BEGIN Information supplied
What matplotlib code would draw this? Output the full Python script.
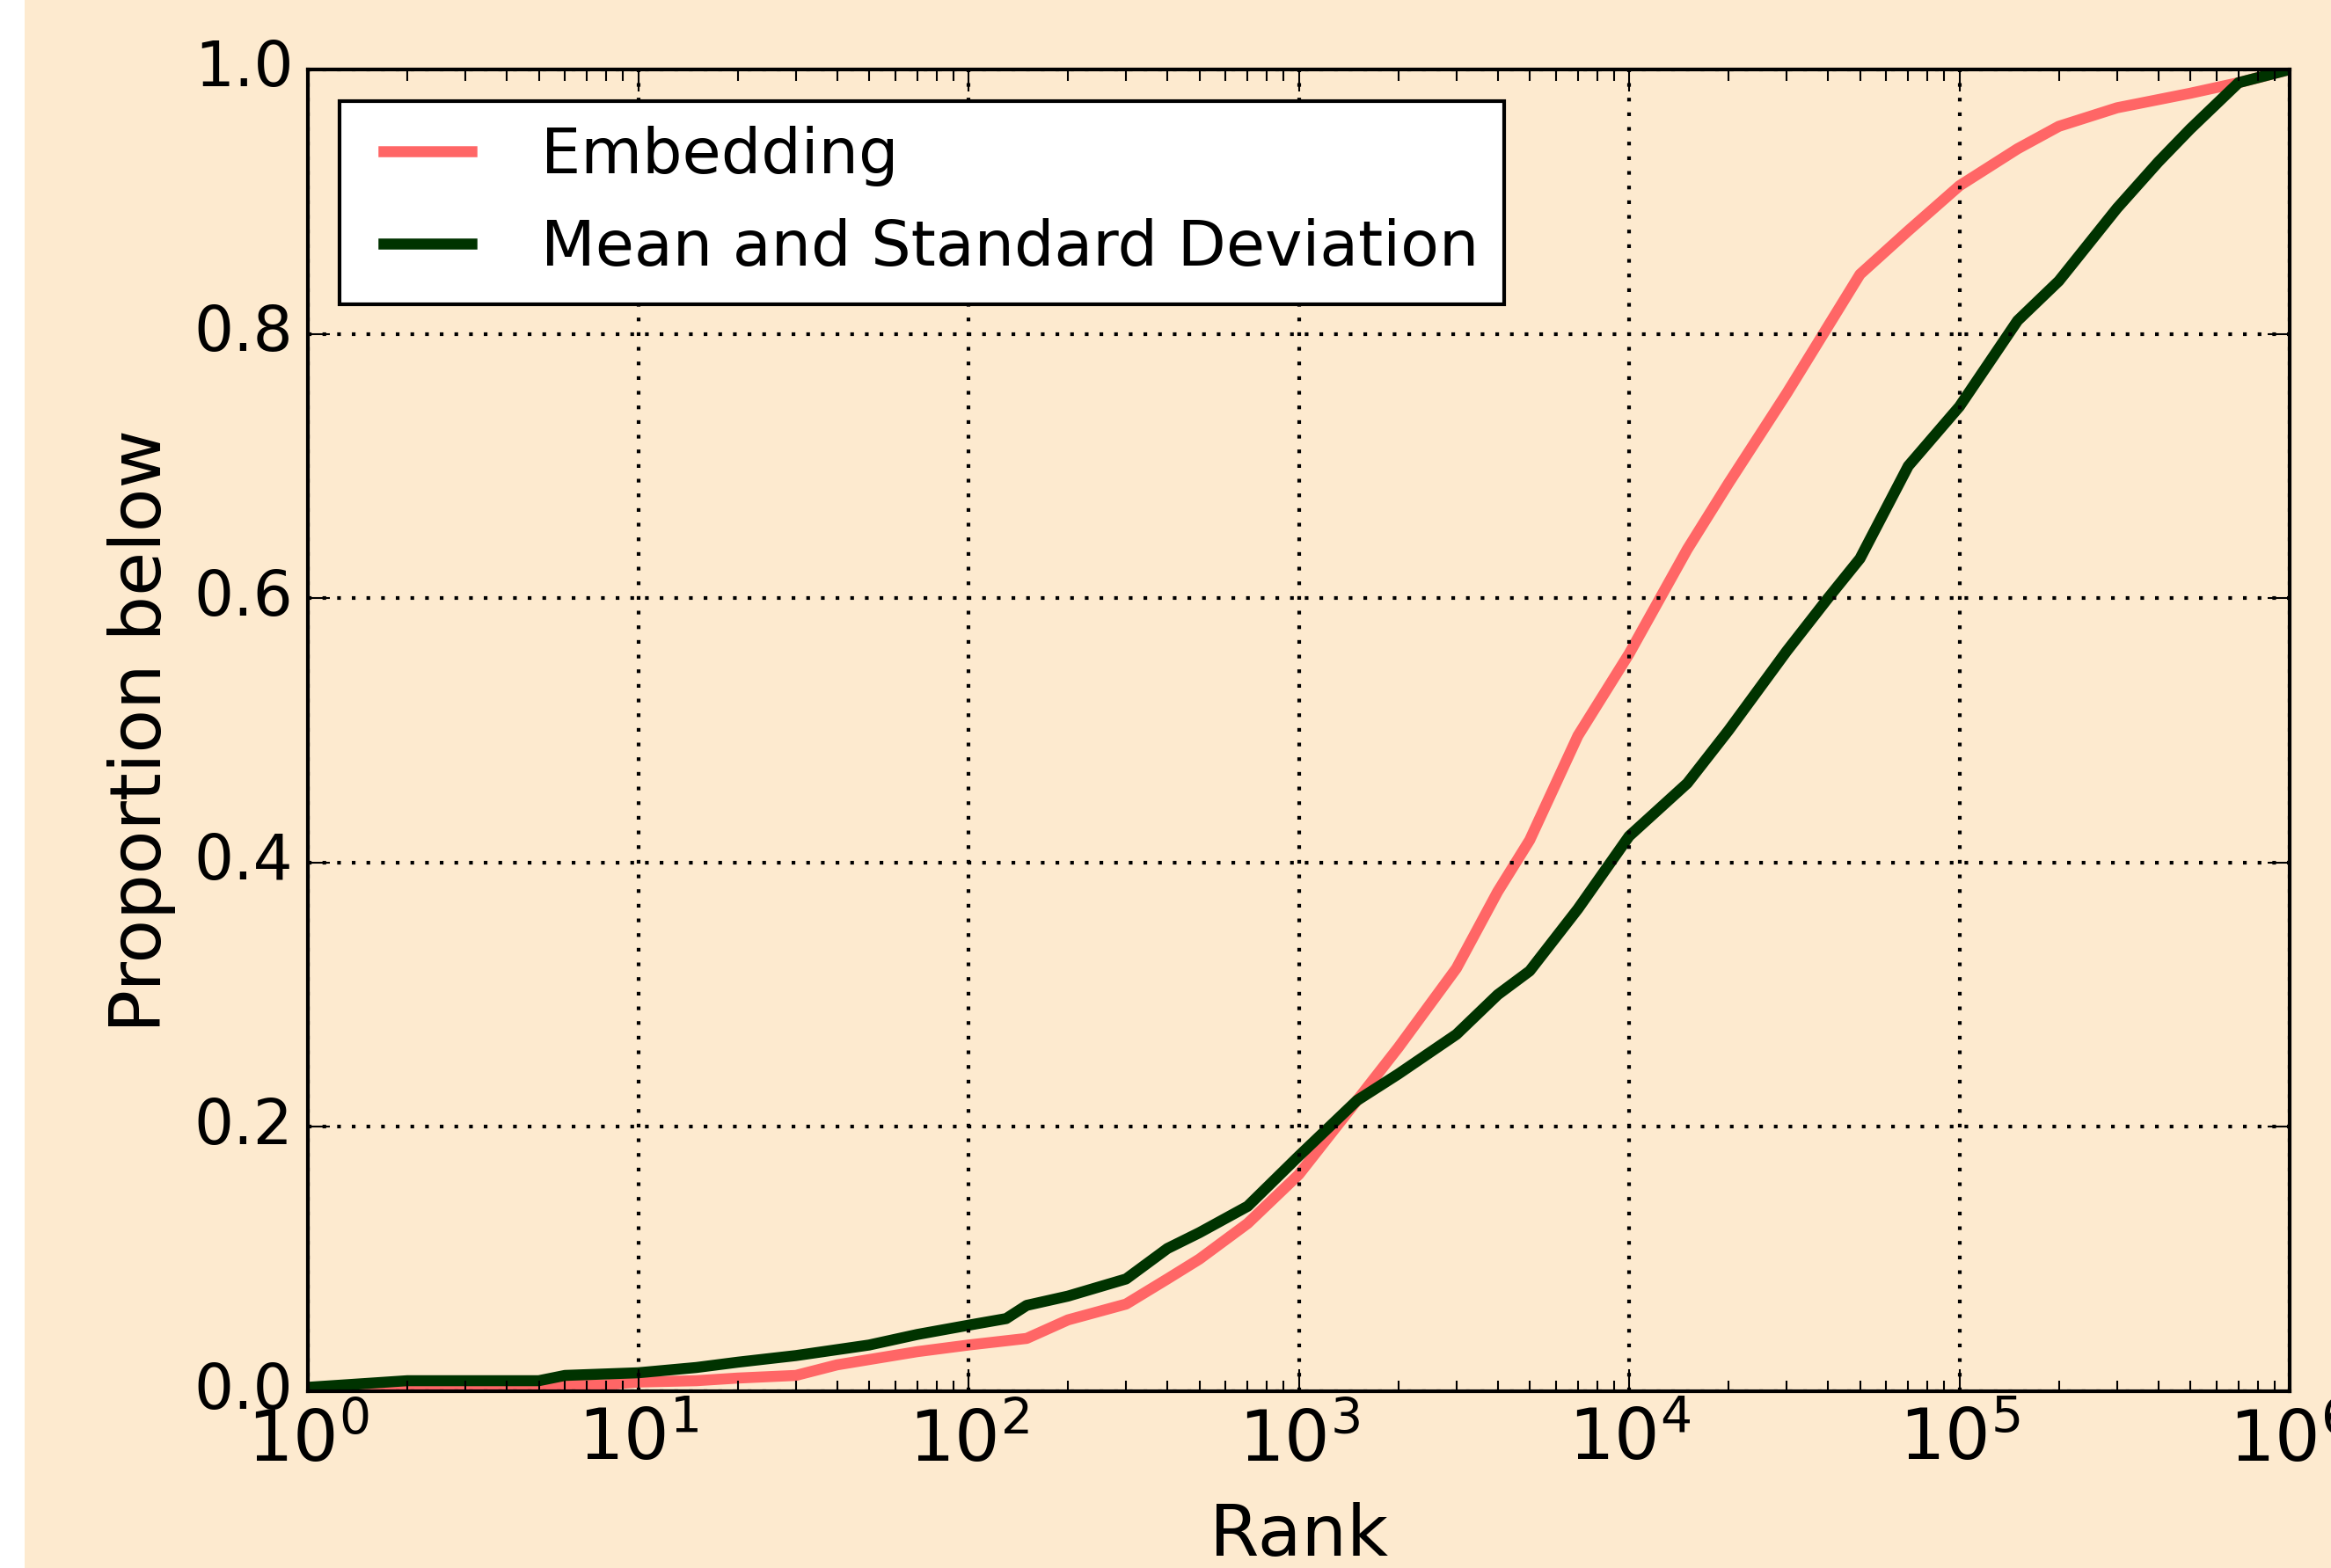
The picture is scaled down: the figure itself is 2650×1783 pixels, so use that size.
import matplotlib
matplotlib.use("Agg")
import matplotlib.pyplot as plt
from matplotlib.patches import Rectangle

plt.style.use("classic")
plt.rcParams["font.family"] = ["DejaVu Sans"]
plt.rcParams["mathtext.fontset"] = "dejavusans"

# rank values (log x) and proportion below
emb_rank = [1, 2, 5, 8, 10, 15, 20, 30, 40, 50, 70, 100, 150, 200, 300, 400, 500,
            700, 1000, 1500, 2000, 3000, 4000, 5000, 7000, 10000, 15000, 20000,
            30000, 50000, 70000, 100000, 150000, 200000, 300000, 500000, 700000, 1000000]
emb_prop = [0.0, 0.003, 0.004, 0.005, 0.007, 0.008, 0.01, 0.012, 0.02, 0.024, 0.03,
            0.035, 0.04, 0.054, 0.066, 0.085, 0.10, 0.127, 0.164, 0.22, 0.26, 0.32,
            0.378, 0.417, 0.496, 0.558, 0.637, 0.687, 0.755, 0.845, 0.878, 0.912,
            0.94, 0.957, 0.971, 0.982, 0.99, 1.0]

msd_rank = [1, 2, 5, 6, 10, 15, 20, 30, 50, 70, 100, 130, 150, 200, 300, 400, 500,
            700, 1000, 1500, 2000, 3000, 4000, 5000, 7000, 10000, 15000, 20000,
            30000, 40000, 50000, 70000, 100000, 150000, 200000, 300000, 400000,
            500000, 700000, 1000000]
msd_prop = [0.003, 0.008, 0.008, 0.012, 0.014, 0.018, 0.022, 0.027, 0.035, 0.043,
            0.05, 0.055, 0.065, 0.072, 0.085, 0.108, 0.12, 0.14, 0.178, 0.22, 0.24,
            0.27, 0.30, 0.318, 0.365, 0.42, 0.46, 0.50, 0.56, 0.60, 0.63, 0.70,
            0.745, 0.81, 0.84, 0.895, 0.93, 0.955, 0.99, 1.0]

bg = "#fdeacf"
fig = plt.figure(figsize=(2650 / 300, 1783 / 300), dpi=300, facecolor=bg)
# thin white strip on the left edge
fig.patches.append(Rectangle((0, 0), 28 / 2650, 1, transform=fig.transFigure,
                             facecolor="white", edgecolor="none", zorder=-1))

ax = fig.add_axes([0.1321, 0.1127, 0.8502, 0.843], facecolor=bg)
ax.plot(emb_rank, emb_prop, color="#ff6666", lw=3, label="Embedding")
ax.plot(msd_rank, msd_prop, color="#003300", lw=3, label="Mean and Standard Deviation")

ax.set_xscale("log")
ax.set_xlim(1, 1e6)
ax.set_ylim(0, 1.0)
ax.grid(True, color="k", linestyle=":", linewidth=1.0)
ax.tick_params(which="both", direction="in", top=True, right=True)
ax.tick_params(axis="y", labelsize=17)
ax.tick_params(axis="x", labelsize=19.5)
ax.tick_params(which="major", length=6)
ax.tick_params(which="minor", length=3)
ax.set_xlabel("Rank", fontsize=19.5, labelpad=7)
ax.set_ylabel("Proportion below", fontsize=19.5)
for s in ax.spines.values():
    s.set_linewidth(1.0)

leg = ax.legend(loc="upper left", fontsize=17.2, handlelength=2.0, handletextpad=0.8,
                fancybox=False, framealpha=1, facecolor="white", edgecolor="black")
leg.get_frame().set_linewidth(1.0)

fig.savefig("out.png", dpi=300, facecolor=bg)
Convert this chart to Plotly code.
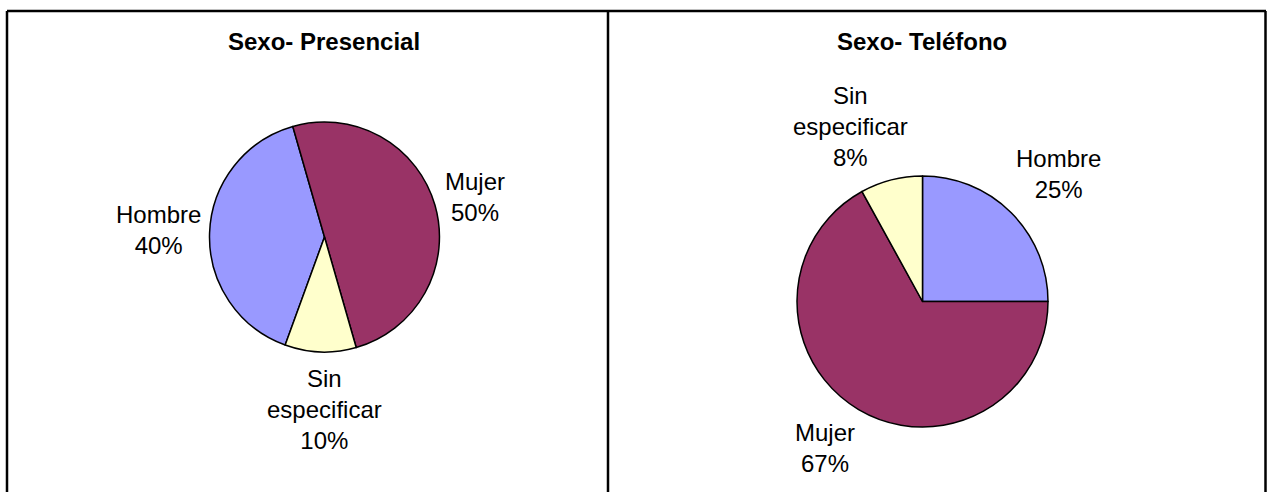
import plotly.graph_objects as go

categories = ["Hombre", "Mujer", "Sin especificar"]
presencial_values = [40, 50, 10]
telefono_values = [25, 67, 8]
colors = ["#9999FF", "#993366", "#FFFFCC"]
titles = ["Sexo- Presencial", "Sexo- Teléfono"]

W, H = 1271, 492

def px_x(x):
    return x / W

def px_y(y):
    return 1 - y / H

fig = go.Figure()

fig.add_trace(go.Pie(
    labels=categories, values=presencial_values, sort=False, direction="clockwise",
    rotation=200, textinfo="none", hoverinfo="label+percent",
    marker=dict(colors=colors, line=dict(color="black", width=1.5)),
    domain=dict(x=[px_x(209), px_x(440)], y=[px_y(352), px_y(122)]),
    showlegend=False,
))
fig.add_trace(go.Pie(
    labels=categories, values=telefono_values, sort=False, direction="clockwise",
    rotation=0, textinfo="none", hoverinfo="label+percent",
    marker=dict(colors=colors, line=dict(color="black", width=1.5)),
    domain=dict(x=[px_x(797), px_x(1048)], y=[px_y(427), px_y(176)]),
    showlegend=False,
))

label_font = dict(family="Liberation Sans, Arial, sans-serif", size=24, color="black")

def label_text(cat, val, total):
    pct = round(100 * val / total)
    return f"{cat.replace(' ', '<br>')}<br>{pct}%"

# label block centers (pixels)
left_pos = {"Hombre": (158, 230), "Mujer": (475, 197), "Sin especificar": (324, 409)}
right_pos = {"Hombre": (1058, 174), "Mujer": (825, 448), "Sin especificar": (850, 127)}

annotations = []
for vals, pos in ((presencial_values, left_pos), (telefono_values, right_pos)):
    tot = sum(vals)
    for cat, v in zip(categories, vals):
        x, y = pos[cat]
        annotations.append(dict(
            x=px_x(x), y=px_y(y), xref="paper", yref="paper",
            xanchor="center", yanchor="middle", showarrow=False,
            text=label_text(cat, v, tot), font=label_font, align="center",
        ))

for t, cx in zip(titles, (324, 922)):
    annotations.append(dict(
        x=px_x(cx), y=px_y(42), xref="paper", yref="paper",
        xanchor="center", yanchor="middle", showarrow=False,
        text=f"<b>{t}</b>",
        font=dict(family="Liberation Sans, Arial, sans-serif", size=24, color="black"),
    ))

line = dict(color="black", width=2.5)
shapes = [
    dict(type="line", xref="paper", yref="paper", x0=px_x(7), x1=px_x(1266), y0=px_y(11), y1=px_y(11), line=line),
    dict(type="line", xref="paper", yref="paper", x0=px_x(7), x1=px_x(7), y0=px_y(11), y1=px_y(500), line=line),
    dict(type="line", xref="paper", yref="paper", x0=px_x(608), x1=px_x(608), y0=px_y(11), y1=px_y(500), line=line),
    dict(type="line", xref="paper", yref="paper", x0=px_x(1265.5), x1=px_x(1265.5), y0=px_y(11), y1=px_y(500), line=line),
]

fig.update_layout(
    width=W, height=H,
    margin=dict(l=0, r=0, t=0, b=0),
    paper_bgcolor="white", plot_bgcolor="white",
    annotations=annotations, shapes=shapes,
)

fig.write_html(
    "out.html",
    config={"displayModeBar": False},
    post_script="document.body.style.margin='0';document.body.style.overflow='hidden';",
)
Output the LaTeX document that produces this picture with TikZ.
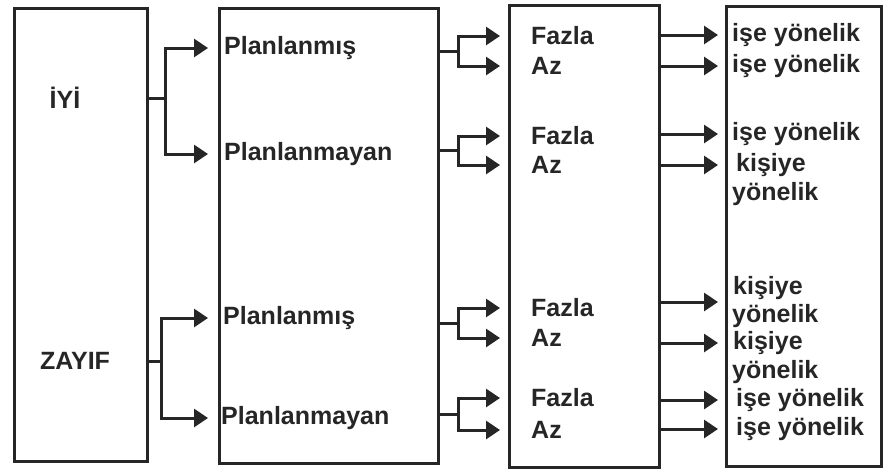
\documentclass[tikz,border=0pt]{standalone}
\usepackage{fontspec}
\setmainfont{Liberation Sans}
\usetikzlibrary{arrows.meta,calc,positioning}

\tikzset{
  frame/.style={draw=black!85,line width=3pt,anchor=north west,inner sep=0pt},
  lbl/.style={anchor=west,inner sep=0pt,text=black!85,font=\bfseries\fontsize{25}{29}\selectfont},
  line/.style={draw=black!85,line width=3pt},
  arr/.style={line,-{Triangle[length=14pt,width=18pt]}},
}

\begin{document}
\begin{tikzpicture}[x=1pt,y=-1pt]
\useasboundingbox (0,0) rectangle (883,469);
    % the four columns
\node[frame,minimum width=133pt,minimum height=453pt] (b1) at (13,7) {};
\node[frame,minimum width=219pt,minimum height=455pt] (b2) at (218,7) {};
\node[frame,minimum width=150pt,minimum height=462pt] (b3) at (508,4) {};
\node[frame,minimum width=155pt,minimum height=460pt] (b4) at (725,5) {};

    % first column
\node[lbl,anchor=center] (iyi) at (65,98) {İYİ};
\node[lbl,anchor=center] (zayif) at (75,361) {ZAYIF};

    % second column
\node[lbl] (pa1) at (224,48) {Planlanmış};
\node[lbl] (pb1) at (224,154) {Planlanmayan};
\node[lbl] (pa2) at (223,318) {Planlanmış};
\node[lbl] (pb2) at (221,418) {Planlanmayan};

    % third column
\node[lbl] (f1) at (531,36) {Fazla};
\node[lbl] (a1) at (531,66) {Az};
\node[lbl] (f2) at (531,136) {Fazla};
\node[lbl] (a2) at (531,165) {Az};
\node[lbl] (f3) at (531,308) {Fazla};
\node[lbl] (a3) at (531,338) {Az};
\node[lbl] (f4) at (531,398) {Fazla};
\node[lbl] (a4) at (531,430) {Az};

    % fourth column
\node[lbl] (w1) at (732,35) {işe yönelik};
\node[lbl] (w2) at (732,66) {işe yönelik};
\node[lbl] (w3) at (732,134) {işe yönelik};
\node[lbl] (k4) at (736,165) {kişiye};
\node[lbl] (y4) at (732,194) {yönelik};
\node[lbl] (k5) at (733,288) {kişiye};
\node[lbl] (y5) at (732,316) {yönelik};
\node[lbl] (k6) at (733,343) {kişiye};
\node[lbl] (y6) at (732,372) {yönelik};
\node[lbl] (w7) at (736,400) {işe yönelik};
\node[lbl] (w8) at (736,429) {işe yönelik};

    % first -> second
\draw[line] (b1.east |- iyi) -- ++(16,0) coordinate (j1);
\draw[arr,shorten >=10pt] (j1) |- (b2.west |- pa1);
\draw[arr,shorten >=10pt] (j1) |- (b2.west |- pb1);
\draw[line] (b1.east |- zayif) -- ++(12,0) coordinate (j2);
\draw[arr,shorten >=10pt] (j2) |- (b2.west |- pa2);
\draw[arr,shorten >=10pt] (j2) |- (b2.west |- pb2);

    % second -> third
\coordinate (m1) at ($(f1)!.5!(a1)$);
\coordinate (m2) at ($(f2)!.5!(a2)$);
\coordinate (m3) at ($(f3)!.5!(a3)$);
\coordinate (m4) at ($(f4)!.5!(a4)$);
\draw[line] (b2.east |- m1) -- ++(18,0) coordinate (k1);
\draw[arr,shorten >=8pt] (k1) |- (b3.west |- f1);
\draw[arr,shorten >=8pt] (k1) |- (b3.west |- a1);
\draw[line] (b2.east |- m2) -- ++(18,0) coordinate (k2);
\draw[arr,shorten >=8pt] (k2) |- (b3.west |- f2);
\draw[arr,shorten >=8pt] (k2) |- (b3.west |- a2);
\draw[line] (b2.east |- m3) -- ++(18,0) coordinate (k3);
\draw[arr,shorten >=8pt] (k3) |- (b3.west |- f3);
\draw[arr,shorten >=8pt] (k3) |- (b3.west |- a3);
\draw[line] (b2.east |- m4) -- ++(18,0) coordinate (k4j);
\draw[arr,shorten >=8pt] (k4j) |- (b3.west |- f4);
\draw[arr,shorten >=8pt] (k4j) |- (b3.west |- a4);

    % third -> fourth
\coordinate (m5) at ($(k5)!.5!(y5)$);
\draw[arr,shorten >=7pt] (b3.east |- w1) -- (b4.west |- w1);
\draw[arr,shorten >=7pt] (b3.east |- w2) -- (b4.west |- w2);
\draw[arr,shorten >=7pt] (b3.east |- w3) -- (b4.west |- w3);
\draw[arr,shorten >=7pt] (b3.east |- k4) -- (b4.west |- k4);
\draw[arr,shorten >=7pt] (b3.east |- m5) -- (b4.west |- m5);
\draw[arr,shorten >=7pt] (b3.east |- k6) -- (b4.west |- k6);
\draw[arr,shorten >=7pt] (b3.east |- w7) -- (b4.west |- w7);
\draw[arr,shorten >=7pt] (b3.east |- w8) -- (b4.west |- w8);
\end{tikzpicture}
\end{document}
END Information supplied
= Task to carry out =
Word for word, repeat the lines above from the one with "Convert this chart to Plotly code." through the one with "fig = go.Figure()", and nothing beyond them. Omit the pictures.

= Task response =
Convert this chart to Plotly code.
import plotly.graph_objects as go

categories = ["Hombre", "Mujer", "Sin especificar"]
presencial_values = [40, 50, 10]
telefono_values = [25, 67, 8]
colors = ["#9999FF", "#993366", "#FFFFCC"]
titles = ["Sexo- Presencial", "Sexo- Teléfono"]

W, H = 1271, 492

def px_x(x):
    return x / W

def px_y(y):
    return 1 - y / H

fig = go.Figure()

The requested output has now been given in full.